IE 11 is not supported. For an optimal experience visit our site on another browser.

Fires ease in Canada's British Columbia

About 6,000 people who were forced to flee their homes because of wildfires ablaze over southern British Columbia are returning home.
Canada Wildfires
A road separates burned trees from homes in the Glenrosa area of Kelowna, British Columbia, on Tuesday. Darryl Dyck / AP
/ Source: msnbc.com news services

About 6,000 people who were forced to flee their homes because of wildfires ablaze over southern British Columbia are returning home.

Firefighters have made progress in containing two of three forest fires covering about 2,900 acres of land near West Kelowna, 250 miles east of Vancouver. The fires were sparked over the weekend.

Fire information officer Elise Riedlinger said by Tuesday afternoon, crews had contained 60 percent of a blaze raging behind the Glenrosa subdivision, but the fire was still engulfing 750 acres.

Fire crews have contained a second fire burning at the nearby Rose Valley Reservoir by 10 percent. The third fire at Terrace Mountain has not been contained.

Still, nearly 5,000 people remained evacuated.

The fires were likely sparked by human activity, and an official said they are a troubling sign of how the rest of wildfire season will go in the region, which is suffering some of the driest conditions in Canada this summer.
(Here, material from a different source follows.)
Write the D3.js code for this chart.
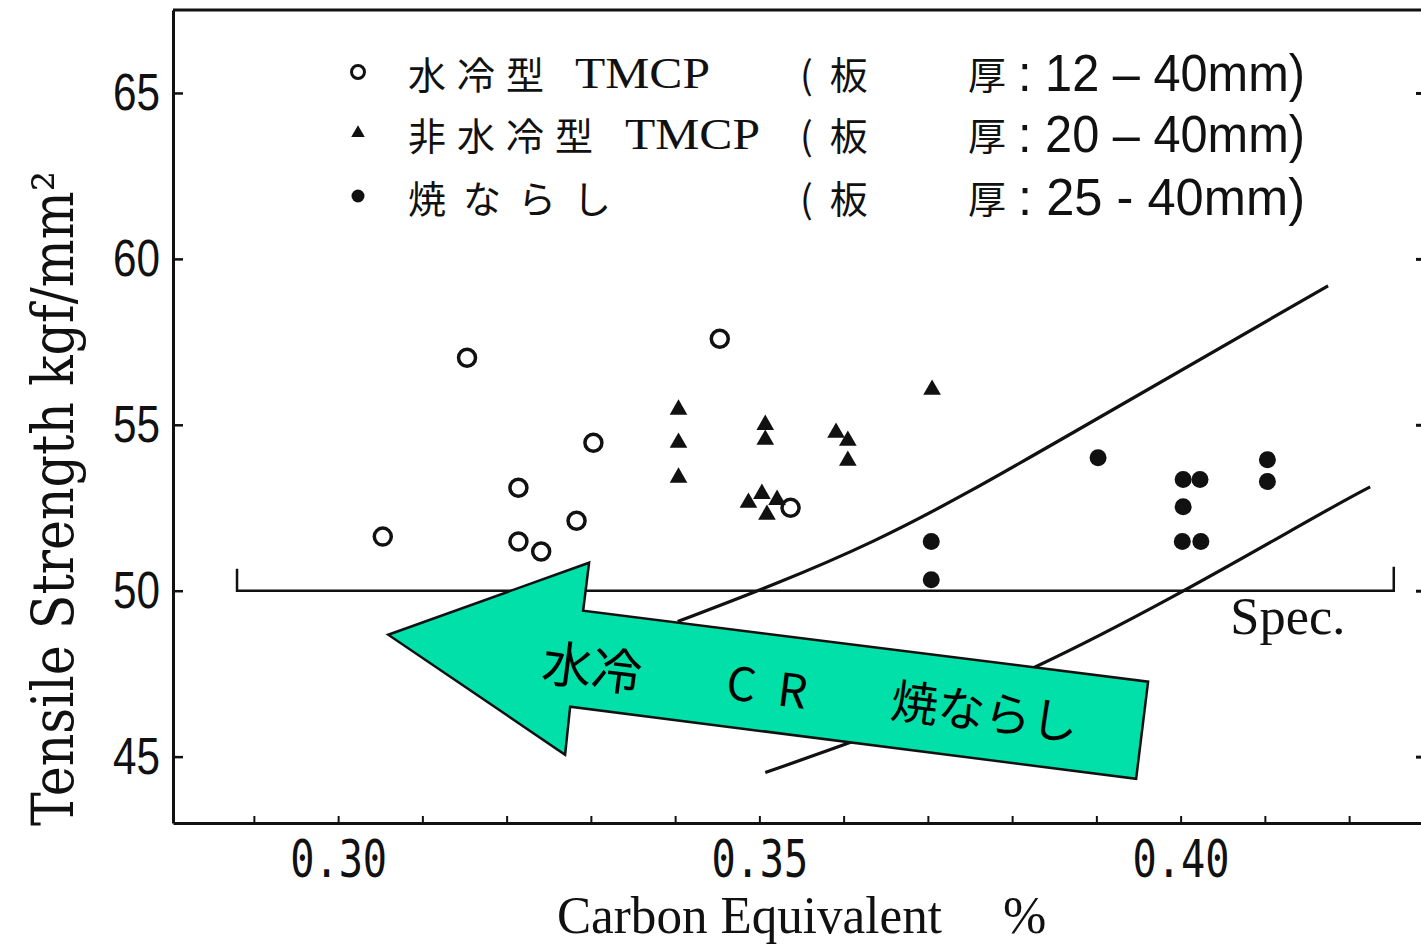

Kelowna, in the Okanagan Valley of south-central British Columbia, is about a 250-mile drive east of Vancouver. It is the heart of Canada's West Coast wine industry and a popular vacation spot.
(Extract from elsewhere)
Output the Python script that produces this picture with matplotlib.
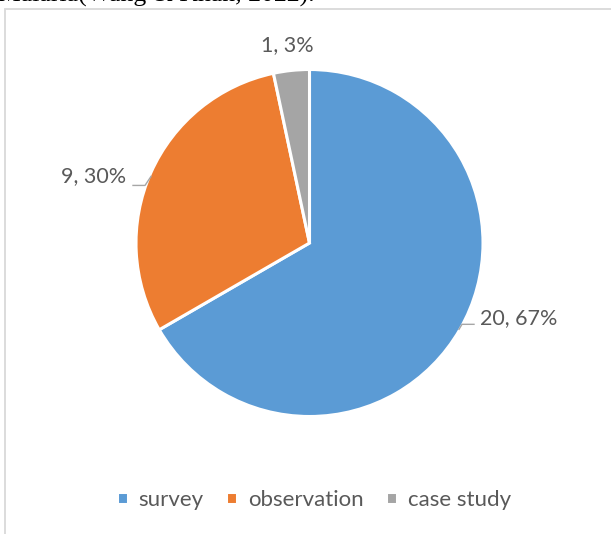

All three fires were believed caused by human activity. Officials said they may have been sparked by something such as carelessly discarded cigarette.
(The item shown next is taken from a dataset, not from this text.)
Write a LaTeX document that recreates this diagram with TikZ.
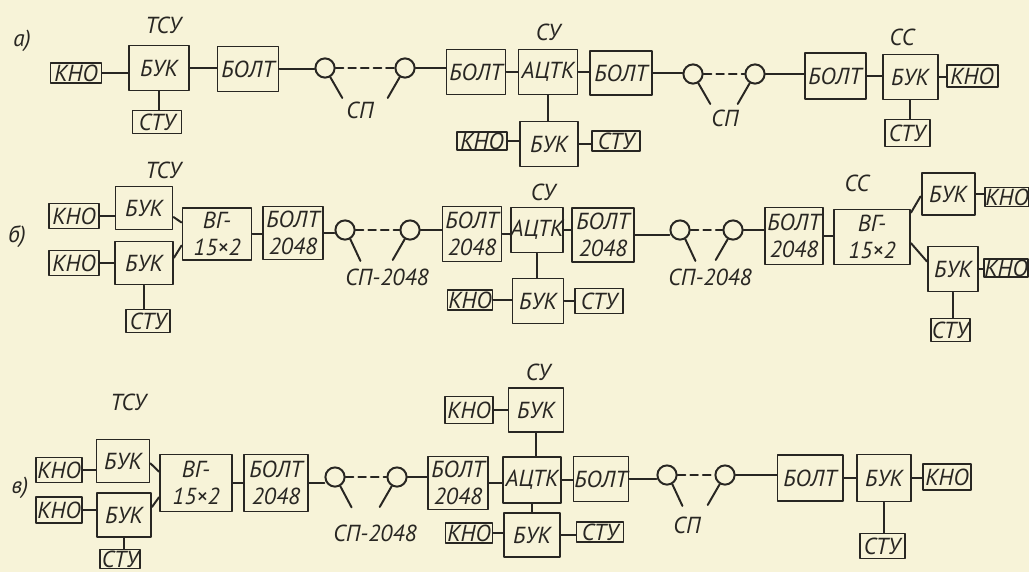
\documentclass[tikz,border=0pt]{standalone}
\usepackage{fontspec}
\setmainfont{PT Sans}
\definecolor{paper}{RGB}{247,243,216}
\definecolor{ink}{RGB}{40,38,34}
\tikzset{
  blk/.style={draw=ink, line width=1.4pt, inner sep=0pt, text=ink, align=center},
  sz/.style 2 args={minimum width=#1*0.025cm, minimum height=#2*0.025cm},
  sp/.style={circle, draw=ink, line width=1.4pt, inner sep=0pt, minimum size=0.48cm},
  lbl/.style={text=ink, inner sep=0pt},
  wire/.style={ink, line width=1.4pt},
  link/.style={ink, line width=1.4pt, dash pattern=on 5.5pt off 3.5pt}
}
\begin{document}
\begin{tikzpicture}[line cap=round,line join=round,x=0.025cm,y=-0.025cm,
    every node/.append style={font=\fontsize{16.5}{19}\selectfont\itshape}]
  \fill[paper] (0,0) rectangle (1029,572);
  \useasboundingbox (0,0) rectangle (1029,572);
  % --- a)
  \node[lbl] (la) at (22,41) {а)};
  \node[lbl] (a_tsu) at (163,25) {ТСУ};
  \node[blk,sz={51}{20}] (a_kno1) at (76,73) {КНО};
  \node[blk,sz={60}{45}] (a_buk1) at (159,68) {БУК};
  \node[blk,sz={49}{23}] (a_stu1) at (157,122) {СТУ};
  \node[blk,sz={61}{45}] (a_bolt1) at (248,69) {БОЛТ};
  \node[sp] (a_sp1) at (325,68) {};
  \node[sp] (a_sp2) at (405,68) {};
  \node[lbl] (a_spl1) at (360,110) {СП};
  \node[lbl] (a_su) at (548,32) {СУ};
  \node[blk,sz={59}{45}] (a_bolt2) at (476,72) {БОЛТ};
  \node[blk,sz={59}{45}] (a_actk) at (548,72) {АЦТК};
  \node[blk,sz={62}{44}] (a_bolt3) at (621,73) {БОЛТ};
  \node[blk,sz={50}{18}] (a_kno2) at (482,141) {КНО};
  \node[blk,sz={58}{45}] (a_buk2) at (549,144) {БУК};
  \node[blk,sz={48}{20}] (a_stu2) at (616,141) {СТУ};
  \node[sp] (a_sp3) at (693,74) {};
  \node[sp] (a_sp4) at (755,74) {};
  \node[lbl] (a_spl2) at (725,118) {СП};
  \node[lbl] (a_cc) at (902,37) {СС};
  \node[blk,sz={61}{46}] (a_bolt4) at (835,76) {БОЛТ};
  \node[blk,sz={55}{45}] (a_buk3) at (910,77) {БУК};
  \node[blk,sz={51}{22}] (a_kno3) at (972,76) {КНО};
  \node[blk,sz={45}{27}] (a_stu3) at (907,133) {СТУ};
  \draw[wire] (a_kno1.east) -- (a_kno1.east -| a_buk1.west);
  \draw[wire] (a_buk1.south) -- (a_buk1.south |- a_stu1.north);
  \draw[wire] (a_buk1.east) -- (a_buk1.east -| a_bolt1.west);
  \draw[wire] (a_bolt1.east) -- (a_bolt1.east -| a_sp1.west);
  \draw[link] (a_sp1) -- (a_sp2);
  \draw[wire] (a_sp1.-60) -- +(-60:0.6cm);
  \draw[wire] (a_sp2.-120) -- +(-120:0.6cm);
  \draw[wire] (a_sp2.east) -- (a_sp2.east -| a_bolt2.west);
  \draw[wire] (a_bolt2.east) -- (a_bolt2.east -| a_actk.west);
  \draw[wire] (a_actk.east) -- (a_actk.east -| a_bolt3.west);
  \draw[wire] (a_actk.south) -- (a_actk.south |- a_buk2.north);
  \draw[wire] (a_kno2.east) -- (a_kno2.east -| a_buk2.west);
  \draw[wire] (a_buk2.east) -- (a_buk2.east -| a_stu2.west);
  \draw[wire] (a_bolt3.east) -- (a_bolt3.east -| a_sp3.west);
  \draw[link] (a_sp3) -- (a_sp4);
  \draw[wire] (a_sp3.-60) -- +(-60:0.6cm);
  \draw[wire] (a_sp4.-120) -- +(-120:0.6cm);
  \draw[wire] (a_sp4.east) -- (a_sp4.east -| a_bolt4.west);
  \draw[wire] (a_bolt4.east) -- (a_bolt4.east -| a_buk3.west);
  \draw[wire] (a_buk3.east) -- (a_buk3.east -| a_kno3.west);
  \draw[wire] (a_buk3.south) -- (a_buk3.south |- a_stu3.north);
  % --- b)
  \node[lbl] (lb) at (17,237) {б)};
  \node[lbl] (b_tsu) at (163,170) {ТСУ};
  \node[blk,sz={50}{25}] (b_kno1) at (74,216) {КНО};
  \node[blk,sz={57}{43}] (b_buk1) at (144,208) {БУК};
  \node[blk,sz={50}{25}] (b_kno2) at (74,263) {КНО};
  \node[blk,sz={58}{43}] (b_buk2) at (144,263) {БУК};
  \node[blk,sz={44}{23}] (b_stu2) at (148,321) {СТУ};
  \node[blk,sz={69}{52}] (b_vg1) at (217,234) {ВГ-\\15×2};
  \node[blk,sz={60}{53}] (b_bolt1) at (293,233) {БОЛТ\\2048};
  \node[sp] (b_sp1) at (345,230) {};
  \node[sp] (b_sp2) at (410,230) {};
  \node[lbl] (b_spl1) at (387,277) {СП-2048};
  \node[lbl] (b_su) at (543,192) {СУ};
  \node[blk,sz={59}{55}] (b_bolt2) at (472,234) {БОЛТ\\2048};
  \node[blk,sz={49}{45}] (b_actk) at (537,230) {АЦТК};
  \node[blk,sz={62}{54}] (b_bolt3) at (603,235) {БОЛТ\\2048};
  \node[blk,sz={45}{20}] (b_kno3) at (470,300) {КНО};
  \node[blk,sz={51}{45}] (b_buk3) at (538,301) {БУК};
  \node[blk,sz={48}{25}] (b_stu3) at (599,301) {СТУ};
  \node[sp] (b_sp3) at (680,230) {};
  \node[sp] (b_sp4) at (733,230) {};
  \node[lbl] (b_spl2) at (710,277) {СП-2048};
  \node[lbl] (b_cc) at (857,183) {СС};
  \node[blk,sz={58}{57}] (b_bolt4) at (794,236) {БОЛТ\\2048};
  \node[blk,sz={76}{55}] (b_vg2) at (872,237) {ВГ-\\15×2};
  \node[blk,sz={53}{42}] (b_buk4) at (948,194) {БУК};
  \node[blk,sz={41}{19}] (b_kno4) at (1007,197) {КНО};
  \node[blk,sz={50}{45}] (b_buk5) at (953,269) {БУК};
  \node[blk,sz={42}{18}] (b_kno5) at (1006,268) {КНО};
  \node[blk,sz={39}{23}] (b_stu5) at (950,330) {СТУ};
  \draw[wire] (b_kno1.east) -- (b_kno1.east -| b_buk1.west);
  \draw[wire] (b_kno2.east) -- (b_kno2.east -| b_buk2.west);
  \draw[wire] (b_buk2.south) -- (b_buk2.south |- b_stu2.north);
  \draw[wire] (b_buk1.-17) -- (b_vg1.162);
  \draw[wire] (b_buk2.10) -- (b_vg1.198);
  \draw[wire] (b_vg1.east) -- (b_vg1.east -| b_bolt1.west);
  \draw[wire] (b_bolt1.east) -- (b_bolt1.east -| b_sp1.west);
  \draw[link] (b_sp1) -- (b_sp2);
  \draw[wire] (b_sp1.-60) -- +(-65:0.6cm);
  \draw[wire] (b_sp2.-120) -- +(-120:0.6cm);
  \draw[wire] (b_sp2.east) -- (b_sp2.east -| b_bolt2.west);
  \draw[wire] (b_bolt2.east) -- (b_bolt2.east -| b_actk.west);
  \draw[wire] (b_actk.east) -- (b_actk.east -| b_bolt3.west);
  \draw[wire] (b_actk.south) -- (b_actk.south |- b_buk3.north);
  \draw[wire] (b_kno3.east) -- (b_kno3.east -| b_buk3.west);
  \draw[wire] (b_buk3.east) -- (b_buk3.east -| b_stu3.west);
  \draw[wire] (b_bolt3.east) -- (b_bolt3.east -| b_sp3.west);
  \draw[link] (b_sp3) -- (b_sp4);
  \draw[wire] (b_sp3.-60) -- +(-65:0.6cm);
  \draw[wire] (b_sp4.-120) -- +(-120:0.6cm);
  \draw[wire] (b_sp4.east) -- (b_sp4.east -| b_bolt4.west);
  \draw[wire] (b_bolt4.east) -- (b_bolt4.east -| b_vg2.west);
  \draw[wire] (b_vg2.32) -- (b_buk4.185);
  \draw[wire] (b_vg2.-9) -- (b_buk5.164);
  \draw[wire] (b_buk4.east) -- (b_buk4.east -| b_kno4.west);
  \draw[wire] (b_buk5.east) -- (b_buk5.east -| b_kno5.west);
  \draw[wire] (b_buk5.south) -- (b_buk5.south |- b_stu5.north);
  % --- c)
  \node[lbl] (lc) at (20,488) {в)};
  \node[lbl] (c_tsu) at (128,402) {ТСУ};
  \node[blk,sz={46}{25}] (c_kno1) at (59,470) {КНО};
  \node[blk,sz={53}{43}] (c_buk1) at (123,461) {БУК};
  \node[blk,sz={46}{26}] (c_kno2) at (59,510) {КНО};
  \node[blk,sz={54}{44}] (c_buk2) at (124,515) {БУК};
  \node[blk,sz={40}{19}] (c_stu2) at (120,559) {СТУ};
  \node[blk,sz={72}{57}] (c_vg1) at (196,483) {ВГ-\\15×2};
  \node[blk,sz={64}{57}] (c_bolt1) at (276,483) {БОЛТ\\2048};
  \node[sp] (c_sp1) at (335,477) {};
  \node[sp] (c_sp2) at (397,477) {};
  \node[lbl] (c_spl1) at (375,533) {СП-2048};
  \node[lbl] (c_su) at (538,372) {СУ};
  \node[blk,sz={48}{27}] (c_kno3) at (469,410) {КНО};
  \node[blk,sz={55}{44}] (c_buk3) at (536,410) {БУК};
  \node[blk,sz={60}{53}] (c_bolt2) at (458,483) {БОЛТ\\2048};
  \node[blk,sz={58}{46}] (c_actk) at (532,480) {АЦТК};
  \node[blk,sz={55}{45}] (c_bolt3) at (601,479) {БОЛТ};
  \node[blk,sz={47}{20}] (c_kno4) at (469,533) {КНО};
  \node[blk,sz={56}{44}] (c_buk4) at (532,535) {БУК};
  \node[blk,sz={47}{20}] (c_stu4) at (600,532) {СТУ};
  \node[sp] (c_sp3) at (667,475) {};
  \node[sp] (c_sp4) at (725,475) {};
  \node[lbl] (c_spl2) at (687,525) {СП};
  \node[blk,sz={65}{46}] (c_bolt4) at (810,478) {БОЛТ};
  \node[blk,sz={54}{47}] (c_buk5) at (884,478) {БУК};
  \node[blk,sz={48}{26}] (c_kno5) at (947,477) {КНО};
  \node[blk,sz={45}{25}] (c_stu5) at (882,546) {СТУ};
  \draw[wire] (c_kno1.east) -- (c_kno1.east -| c_buk1.west);
  \draw[wire] (c_kno2.east) -- (c_kno2.east -| c_buk2.west);
  \draw[wire] (c_buk2.south) -- (c_buk2.south |- c_stu2.north);
  \draw[wire] (c_buk1.-5) -- (c_vg1.163);
  \draw[wire] (c_buk2.16) -- (c_vg1.201);
  \draw[wire] (c_vg1.east) -- (c_vg1.east -| c_bolt1.west);
  \draw[wire] (c_bolt1.east) -- (c_bolt1.east -| c_sp1.west);
  \draw[link] (c_sp1) -- (c_sp2);
  \draw[wire] (c_sp1.-60) -- +(-62:0.6cm);
  \draw[wire] (c_sp2.-120) -- +(-120:0.6cm);
  \draw[wire] (c_sp2.east) -- (c_sp2.east -| c_bolt2.west);
  \draw[wire] (c_bolt2.east) -- (c_bolt2.east -| c_actk.west);
  \draw[wire] (c_actk.east) -- (c_actk.east -| c_bolt3.west);
  \draw[wire] (c_kno3.east) -- (c_kno3.east -| c_buk3.west);
  \draw[wire] (c_buk3.south) -- (c_buk3.south |- c_actk.north);
  \draw[wire] (c_actk.south) -- (c_actk.south |- c_buk4.north);
  \draw[wire] (c_kno4.east) -- (c_kno4.east -| c_buk4.west);
  \draw[wire] (c_buk4.east) -- (c_buk4.east -| c_stu4.west);
  \draw[wire] (c_bolt3.east) -- (c_bolt3.east -| c_sp3.west);
  \draw[link] (c_sp3) -- (c_sp4);
  \draw[wire] (c_sp3.-60) -- +(-65:0.6cm);
  \draw[wire] (c_sp4.-120) -- +(-120:0.6cm);
  \draw[wire] (c_sp4.east) -- (c_sp4.east -| c_bolt4.west);
  \draw[wire] (c_bolt4.east) -- (c_bolt4.east -| c_buk5.west);
  \draw[wire] (c_buk5.east) -- (c_buk5.east -| c_kno5.west);
  \draw[wire] (c_buk5.south) -- (c_buk5.south |- c_stu5.north);
\end{tikzpicture}
\end{document}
"We have no reason to believe (they were) deliberately set," said Rob Moore, an incident commander with the provincial forestry service.

Officials said the region did not get rain in June as it normally does, and that the speed at which the wind-fanned flames spread on Saturday reflects how dry forest conditions are.

The fires have brought back painful memories of 2003, when fires raged near several communities in British Columbia, including Kelowna, which saw more than 200 homes destroyed in a single dramatic night of flames.

West Kelowna Mayor Doug Findlater told a radio interviewer that he is worried because the worst of the 2003 fires happened later in the summer than these fires. No significant rain is expected in the area for several days.

British Columbia is a major source of Canada's lumber exports, but none of the province's fires so far this year have posed a major threat to the timber industry.

The Kelowna fires have apparently caused little property damage so far. Three homes burned, but a sawmill was saved by workers who braved falling cinders to keep the flames at bay.